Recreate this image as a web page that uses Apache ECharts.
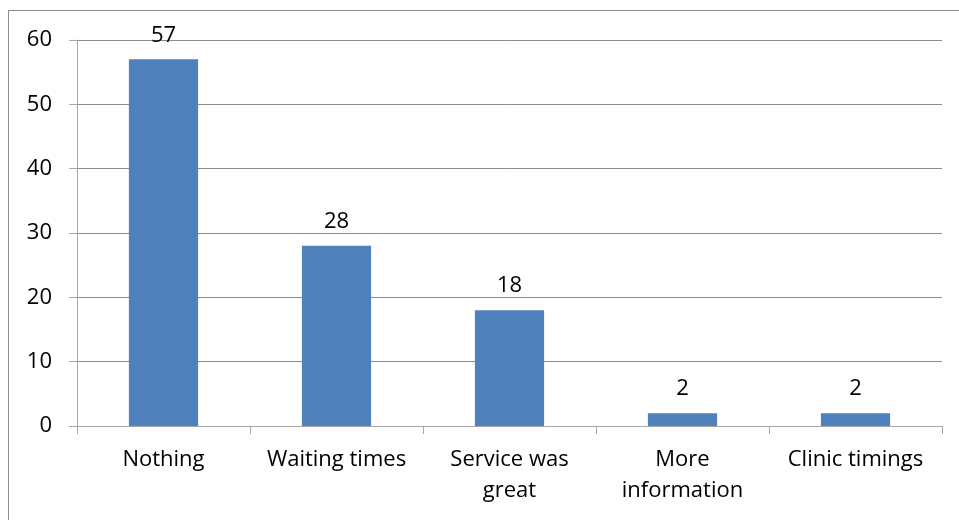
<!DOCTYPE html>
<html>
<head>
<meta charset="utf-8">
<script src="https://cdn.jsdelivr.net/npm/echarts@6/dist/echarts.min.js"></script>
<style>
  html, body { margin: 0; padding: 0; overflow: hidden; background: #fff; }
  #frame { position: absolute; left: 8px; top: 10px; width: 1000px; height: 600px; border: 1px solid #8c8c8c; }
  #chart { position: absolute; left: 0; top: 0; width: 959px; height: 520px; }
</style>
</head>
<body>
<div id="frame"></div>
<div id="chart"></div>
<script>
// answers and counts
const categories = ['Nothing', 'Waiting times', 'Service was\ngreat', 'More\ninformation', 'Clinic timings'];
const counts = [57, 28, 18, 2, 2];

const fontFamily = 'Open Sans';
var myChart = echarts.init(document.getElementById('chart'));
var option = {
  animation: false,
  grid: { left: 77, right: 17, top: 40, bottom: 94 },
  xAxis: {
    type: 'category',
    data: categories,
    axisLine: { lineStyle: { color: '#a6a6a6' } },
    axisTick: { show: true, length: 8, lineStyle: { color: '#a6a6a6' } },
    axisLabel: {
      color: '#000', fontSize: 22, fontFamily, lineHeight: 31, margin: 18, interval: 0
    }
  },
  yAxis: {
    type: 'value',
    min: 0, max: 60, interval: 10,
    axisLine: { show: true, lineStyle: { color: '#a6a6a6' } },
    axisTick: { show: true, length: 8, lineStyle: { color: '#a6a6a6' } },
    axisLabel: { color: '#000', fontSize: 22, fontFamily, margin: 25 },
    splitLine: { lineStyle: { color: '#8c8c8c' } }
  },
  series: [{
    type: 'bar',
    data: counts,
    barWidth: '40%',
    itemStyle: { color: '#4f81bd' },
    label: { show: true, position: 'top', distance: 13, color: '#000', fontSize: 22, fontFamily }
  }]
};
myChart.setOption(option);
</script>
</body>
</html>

┄┄┄┄┄┄┄┄┄┄

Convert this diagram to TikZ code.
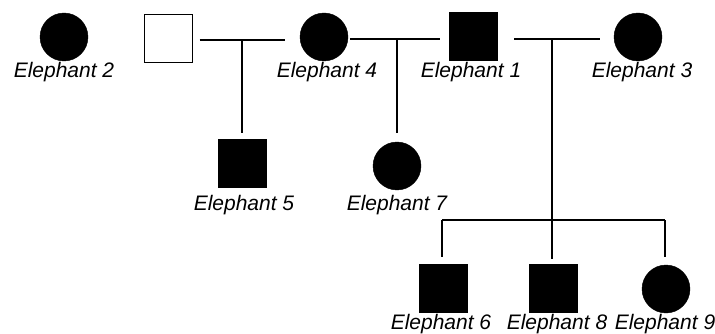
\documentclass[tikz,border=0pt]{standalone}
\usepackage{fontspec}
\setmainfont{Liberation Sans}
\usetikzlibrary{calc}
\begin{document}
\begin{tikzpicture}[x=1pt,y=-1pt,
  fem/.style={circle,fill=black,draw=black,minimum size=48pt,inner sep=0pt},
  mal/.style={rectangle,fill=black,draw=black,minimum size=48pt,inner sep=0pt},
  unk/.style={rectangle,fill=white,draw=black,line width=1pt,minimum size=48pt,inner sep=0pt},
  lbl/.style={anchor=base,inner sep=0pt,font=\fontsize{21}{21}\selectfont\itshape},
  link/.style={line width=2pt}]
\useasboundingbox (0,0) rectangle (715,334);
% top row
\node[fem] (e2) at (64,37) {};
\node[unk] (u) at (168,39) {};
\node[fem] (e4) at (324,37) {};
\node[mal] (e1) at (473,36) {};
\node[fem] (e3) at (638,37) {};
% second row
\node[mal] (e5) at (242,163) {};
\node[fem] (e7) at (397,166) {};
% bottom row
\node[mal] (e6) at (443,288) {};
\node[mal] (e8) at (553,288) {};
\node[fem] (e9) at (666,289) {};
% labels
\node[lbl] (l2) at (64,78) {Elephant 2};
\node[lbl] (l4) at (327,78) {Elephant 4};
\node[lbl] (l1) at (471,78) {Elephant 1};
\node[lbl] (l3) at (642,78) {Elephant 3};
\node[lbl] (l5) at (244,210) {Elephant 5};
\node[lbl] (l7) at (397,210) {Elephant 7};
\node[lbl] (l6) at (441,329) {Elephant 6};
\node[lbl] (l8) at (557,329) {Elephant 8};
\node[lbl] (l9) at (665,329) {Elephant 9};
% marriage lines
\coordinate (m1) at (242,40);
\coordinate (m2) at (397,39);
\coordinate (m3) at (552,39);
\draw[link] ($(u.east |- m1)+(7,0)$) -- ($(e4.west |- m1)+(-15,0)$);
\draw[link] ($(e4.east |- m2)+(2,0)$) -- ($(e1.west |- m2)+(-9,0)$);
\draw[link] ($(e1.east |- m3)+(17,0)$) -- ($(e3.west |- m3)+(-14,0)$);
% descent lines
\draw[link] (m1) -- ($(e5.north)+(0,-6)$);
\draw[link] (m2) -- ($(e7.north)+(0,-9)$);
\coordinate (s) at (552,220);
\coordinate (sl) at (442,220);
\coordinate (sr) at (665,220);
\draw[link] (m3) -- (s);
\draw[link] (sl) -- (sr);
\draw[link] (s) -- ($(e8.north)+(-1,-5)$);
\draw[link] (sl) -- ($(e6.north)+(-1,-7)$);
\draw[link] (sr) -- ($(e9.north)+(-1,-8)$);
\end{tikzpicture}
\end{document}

┄┄┄┄┄┄┄┄┄┄

From the line that has "Recreate this image" through the line that has "const counts = [57, 28, 18, 2, 2];", reproduce each line exactly as it stands and nothing else; do not include any pictures.

Recreate this image as a web page that uses Apache ECharts.
<!DOCTYPE html>
<html>
<head>
<meta charset="utf-8">
<script src="https://cdn.jsdelivr.net/npm/echarts@6/dist/echarts.min.js"></script>
<style>
  html, body { margin: 0; padding: 0; overflow: hidden; background: #fff; }
  #frame { position: absolute; left: 8px; top: 10px; width: 1000px; height: 600px; border: 1px solid #8c8c8c; }
  #chart { position: absolute; left: 0; top: 0; width: 959px; height: 520px; }
</style>
</head>
<body>
<div id="frame"></div>
<div id="chart"></div>
<script>
// answers and counts
const categories = ['Nothing', 'Waiting times', 'Service was\ngreat', 'More\ninformation', 'Clinic timings'];
const counts = [57, 28, 18, 2, 2];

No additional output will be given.